A separate order in accordance with the above will be entered concurrently.

NOTES

[1] As a result of the IRS investigation of O.E.C., a suit was filed in the Chancery Court of Washington County, Arkansas, against John Weaver, Roberta Lamb, Ken Brown, and O.E.C. Leasing Corporation. The plaintiffs asserted that Lamb was negligent and that she breached her fiduciary duty to them in connection with her preparation of plaintiffs' 1983 tax returns. Lamb was exonerated by the court in that action, and the court stated in its decree that "defendant Robert Lamb did not solicit, sell, or offer to plaintiffs the investment contracts and plaintiffs' action as to said defendant should be dismissed." Woodlee v. Weaver, No. E 86-1028, decree at ¶ 10 (entered March 16, 1987).
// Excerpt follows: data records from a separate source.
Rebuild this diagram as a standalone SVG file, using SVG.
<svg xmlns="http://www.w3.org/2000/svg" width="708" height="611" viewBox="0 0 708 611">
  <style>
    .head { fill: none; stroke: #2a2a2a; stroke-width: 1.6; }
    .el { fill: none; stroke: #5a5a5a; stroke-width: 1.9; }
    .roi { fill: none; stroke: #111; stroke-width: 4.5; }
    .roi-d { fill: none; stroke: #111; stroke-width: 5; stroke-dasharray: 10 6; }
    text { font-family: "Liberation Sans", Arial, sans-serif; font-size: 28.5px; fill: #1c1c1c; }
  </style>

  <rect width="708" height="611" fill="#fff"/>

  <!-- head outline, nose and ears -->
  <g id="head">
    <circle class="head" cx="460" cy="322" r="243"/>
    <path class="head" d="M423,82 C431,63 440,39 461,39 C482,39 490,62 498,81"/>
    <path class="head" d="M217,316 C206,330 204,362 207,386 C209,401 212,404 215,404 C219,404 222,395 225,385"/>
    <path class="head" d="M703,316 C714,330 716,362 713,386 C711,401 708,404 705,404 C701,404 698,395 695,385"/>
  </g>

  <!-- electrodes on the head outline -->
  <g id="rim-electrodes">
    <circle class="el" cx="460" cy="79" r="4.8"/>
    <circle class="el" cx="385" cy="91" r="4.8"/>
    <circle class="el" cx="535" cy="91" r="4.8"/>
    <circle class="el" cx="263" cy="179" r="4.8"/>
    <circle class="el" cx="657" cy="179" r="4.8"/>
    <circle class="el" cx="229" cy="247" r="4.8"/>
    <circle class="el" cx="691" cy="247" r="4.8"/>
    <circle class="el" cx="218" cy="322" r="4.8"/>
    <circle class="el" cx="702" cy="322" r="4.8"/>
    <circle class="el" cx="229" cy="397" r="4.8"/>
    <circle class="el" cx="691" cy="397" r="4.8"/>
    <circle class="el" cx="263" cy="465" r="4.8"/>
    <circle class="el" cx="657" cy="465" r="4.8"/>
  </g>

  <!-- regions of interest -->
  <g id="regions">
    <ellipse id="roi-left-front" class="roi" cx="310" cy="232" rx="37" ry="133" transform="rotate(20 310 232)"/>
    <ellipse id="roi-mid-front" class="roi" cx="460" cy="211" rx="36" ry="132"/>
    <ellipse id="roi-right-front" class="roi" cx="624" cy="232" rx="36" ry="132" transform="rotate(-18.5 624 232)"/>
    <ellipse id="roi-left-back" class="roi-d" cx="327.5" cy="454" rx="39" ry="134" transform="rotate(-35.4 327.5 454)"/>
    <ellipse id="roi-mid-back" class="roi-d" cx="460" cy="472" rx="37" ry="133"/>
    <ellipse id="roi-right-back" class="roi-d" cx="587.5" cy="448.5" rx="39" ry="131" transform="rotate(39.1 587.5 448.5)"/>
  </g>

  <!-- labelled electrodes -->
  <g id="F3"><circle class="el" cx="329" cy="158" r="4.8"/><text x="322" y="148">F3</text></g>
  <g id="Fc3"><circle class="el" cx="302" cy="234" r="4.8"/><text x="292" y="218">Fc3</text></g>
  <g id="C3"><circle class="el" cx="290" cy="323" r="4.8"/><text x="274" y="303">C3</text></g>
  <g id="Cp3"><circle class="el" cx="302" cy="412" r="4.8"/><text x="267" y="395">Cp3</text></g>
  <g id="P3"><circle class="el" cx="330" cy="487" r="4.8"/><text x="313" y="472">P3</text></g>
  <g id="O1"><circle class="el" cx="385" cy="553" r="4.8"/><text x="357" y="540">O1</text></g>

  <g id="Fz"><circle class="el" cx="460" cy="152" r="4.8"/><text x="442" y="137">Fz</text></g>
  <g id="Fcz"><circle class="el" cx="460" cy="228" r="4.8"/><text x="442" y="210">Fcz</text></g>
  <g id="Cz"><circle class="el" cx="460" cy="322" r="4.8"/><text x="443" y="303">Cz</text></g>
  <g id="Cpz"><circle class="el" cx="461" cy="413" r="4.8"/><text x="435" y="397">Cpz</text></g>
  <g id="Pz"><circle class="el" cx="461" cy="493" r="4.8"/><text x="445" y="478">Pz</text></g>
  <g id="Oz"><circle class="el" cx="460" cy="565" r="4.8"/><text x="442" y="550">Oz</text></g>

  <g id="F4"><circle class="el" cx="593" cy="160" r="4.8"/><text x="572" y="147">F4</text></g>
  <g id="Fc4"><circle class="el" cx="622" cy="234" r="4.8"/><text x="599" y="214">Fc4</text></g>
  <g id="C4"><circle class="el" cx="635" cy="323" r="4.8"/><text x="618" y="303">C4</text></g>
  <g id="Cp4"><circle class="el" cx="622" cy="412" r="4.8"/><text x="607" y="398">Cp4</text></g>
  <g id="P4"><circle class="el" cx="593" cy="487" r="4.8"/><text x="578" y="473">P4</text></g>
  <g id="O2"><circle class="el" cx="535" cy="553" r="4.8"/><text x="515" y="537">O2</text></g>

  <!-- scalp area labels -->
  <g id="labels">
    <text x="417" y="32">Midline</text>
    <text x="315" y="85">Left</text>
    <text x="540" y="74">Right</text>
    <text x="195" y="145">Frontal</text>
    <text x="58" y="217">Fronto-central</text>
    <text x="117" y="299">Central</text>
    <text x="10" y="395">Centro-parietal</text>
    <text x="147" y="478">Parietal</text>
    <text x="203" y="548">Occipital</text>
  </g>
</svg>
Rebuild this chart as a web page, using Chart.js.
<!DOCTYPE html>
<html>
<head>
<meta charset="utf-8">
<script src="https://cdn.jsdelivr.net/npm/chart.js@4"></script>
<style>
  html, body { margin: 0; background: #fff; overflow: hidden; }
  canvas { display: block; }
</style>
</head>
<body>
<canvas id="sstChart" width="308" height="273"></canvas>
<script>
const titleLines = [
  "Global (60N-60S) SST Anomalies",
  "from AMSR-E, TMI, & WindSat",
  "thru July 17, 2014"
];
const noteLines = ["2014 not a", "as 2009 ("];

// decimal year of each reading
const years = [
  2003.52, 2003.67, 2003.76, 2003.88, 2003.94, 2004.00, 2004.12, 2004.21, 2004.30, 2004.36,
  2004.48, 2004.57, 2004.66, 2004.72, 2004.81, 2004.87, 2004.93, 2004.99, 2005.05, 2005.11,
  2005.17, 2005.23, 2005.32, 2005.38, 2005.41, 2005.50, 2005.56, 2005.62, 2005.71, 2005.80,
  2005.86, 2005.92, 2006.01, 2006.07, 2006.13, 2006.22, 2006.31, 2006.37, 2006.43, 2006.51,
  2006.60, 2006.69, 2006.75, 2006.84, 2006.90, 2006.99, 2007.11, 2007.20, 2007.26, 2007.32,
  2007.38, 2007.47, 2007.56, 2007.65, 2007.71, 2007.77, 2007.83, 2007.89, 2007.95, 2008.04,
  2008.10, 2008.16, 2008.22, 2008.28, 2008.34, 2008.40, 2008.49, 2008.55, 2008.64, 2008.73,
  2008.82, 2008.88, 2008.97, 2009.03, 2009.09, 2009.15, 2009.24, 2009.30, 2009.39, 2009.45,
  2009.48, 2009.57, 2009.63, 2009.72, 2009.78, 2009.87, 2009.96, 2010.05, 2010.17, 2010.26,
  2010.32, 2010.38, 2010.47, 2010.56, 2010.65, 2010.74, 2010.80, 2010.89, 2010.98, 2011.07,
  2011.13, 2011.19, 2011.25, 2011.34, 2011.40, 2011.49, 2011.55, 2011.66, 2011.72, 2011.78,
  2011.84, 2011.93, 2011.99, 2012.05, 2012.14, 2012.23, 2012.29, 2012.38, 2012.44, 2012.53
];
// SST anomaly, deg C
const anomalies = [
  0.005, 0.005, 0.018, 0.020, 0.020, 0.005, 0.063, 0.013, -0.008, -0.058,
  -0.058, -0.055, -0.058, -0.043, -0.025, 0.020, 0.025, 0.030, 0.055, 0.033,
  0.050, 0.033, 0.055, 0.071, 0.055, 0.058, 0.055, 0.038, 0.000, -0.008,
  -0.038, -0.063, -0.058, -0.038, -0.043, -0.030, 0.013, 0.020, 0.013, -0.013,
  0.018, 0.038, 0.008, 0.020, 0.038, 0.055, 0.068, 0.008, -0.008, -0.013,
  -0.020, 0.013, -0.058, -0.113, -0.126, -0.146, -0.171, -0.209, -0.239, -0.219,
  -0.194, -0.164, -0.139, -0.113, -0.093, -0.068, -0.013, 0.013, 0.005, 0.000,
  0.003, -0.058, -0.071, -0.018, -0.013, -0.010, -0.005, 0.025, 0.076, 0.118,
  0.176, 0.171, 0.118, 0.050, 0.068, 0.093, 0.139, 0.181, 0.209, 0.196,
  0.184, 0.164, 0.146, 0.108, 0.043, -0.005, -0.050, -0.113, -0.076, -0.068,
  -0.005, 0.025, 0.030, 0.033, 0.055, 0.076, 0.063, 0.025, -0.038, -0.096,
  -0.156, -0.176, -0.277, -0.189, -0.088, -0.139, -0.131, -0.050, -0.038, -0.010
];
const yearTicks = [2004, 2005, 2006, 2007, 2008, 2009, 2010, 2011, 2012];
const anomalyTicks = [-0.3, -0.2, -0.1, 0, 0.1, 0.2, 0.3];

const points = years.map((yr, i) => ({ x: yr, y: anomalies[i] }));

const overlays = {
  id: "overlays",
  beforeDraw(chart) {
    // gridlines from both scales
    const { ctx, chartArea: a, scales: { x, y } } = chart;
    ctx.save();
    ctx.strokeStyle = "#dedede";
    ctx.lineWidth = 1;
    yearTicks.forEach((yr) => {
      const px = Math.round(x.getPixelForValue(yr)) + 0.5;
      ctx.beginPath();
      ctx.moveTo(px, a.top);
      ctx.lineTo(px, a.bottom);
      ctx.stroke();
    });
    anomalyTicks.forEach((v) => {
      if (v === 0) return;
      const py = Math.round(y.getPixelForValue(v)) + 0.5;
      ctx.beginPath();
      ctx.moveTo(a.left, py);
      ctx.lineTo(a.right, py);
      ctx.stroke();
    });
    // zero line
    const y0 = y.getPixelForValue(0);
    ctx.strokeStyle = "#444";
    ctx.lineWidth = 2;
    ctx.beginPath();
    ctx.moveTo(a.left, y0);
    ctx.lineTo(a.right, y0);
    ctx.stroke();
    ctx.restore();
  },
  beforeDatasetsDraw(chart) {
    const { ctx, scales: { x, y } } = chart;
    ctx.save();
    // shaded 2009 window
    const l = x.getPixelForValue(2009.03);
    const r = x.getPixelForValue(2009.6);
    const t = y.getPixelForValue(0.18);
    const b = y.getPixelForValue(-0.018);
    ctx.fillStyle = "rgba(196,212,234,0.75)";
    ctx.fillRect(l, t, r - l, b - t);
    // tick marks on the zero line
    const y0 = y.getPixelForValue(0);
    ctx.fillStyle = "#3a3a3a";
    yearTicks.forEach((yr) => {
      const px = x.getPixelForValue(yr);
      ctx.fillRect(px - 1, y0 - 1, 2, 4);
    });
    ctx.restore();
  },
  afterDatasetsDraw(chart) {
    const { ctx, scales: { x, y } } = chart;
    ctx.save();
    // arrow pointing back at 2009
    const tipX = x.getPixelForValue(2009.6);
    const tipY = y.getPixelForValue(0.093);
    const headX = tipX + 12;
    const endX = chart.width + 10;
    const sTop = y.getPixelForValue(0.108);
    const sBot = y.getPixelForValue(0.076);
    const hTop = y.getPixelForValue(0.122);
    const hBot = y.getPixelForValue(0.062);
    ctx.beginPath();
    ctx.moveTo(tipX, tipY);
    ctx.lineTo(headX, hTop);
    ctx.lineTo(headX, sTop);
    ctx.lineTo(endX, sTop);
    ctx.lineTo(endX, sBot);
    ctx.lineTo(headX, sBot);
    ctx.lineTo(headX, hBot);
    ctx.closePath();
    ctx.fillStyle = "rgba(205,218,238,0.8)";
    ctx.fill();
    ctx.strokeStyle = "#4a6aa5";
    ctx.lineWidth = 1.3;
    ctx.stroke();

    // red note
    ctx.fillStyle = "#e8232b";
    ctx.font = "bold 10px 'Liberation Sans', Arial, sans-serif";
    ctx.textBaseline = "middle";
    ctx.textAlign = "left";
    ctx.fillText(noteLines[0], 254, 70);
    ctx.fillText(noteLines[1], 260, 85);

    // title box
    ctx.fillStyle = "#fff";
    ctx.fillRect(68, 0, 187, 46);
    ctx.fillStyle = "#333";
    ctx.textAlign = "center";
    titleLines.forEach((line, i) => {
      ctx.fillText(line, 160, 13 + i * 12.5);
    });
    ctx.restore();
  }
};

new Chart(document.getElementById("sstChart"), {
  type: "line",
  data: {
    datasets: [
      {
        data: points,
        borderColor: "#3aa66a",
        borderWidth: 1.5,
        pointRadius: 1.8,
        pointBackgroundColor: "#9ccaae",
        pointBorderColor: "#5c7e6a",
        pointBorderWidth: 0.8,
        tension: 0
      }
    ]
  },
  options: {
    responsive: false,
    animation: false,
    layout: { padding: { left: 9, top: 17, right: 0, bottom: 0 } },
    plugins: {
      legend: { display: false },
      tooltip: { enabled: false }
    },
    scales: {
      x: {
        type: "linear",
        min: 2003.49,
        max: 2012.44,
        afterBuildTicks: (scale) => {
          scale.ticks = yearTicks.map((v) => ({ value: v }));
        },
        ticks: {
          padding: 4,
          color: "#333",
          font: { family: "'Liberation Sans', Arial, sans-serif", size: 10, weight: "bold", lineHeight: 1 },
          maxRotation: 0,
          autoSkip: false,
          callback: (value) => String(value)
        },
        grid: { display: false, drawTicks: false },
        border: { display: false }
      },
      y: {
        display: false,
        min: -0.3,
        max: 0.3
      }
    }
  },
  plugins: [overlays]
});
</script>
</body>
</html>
[2] The government acknowledges that 28 U.S.C. § 2462 "imposes a 5-year period within which the United States may institute judicial proceedings for the enforcement of civil fines, penalties, or forfeitures, where Congress has not otherwise provided a limitations period for the institution of such proceedings." United States Memorandum of Law in Support of Opposition to Plaintiff's Motion for Summary Judgment at 7. Ironically, the government's counterclaim in this action for the collection of the penalty imposed on plaintiff seeks to achieve a result that the government has implicitly acknowledged is impermissible.

[3] As of November 22, 1991, the applicable federal interest rate was 4.98%. 26 U.S.C. § 6621(a)(1) provides that the overpayment rate made applicable to this action by 26 U.S.C. § 7426(g)(1) is two percentage points higher than the applicable rate.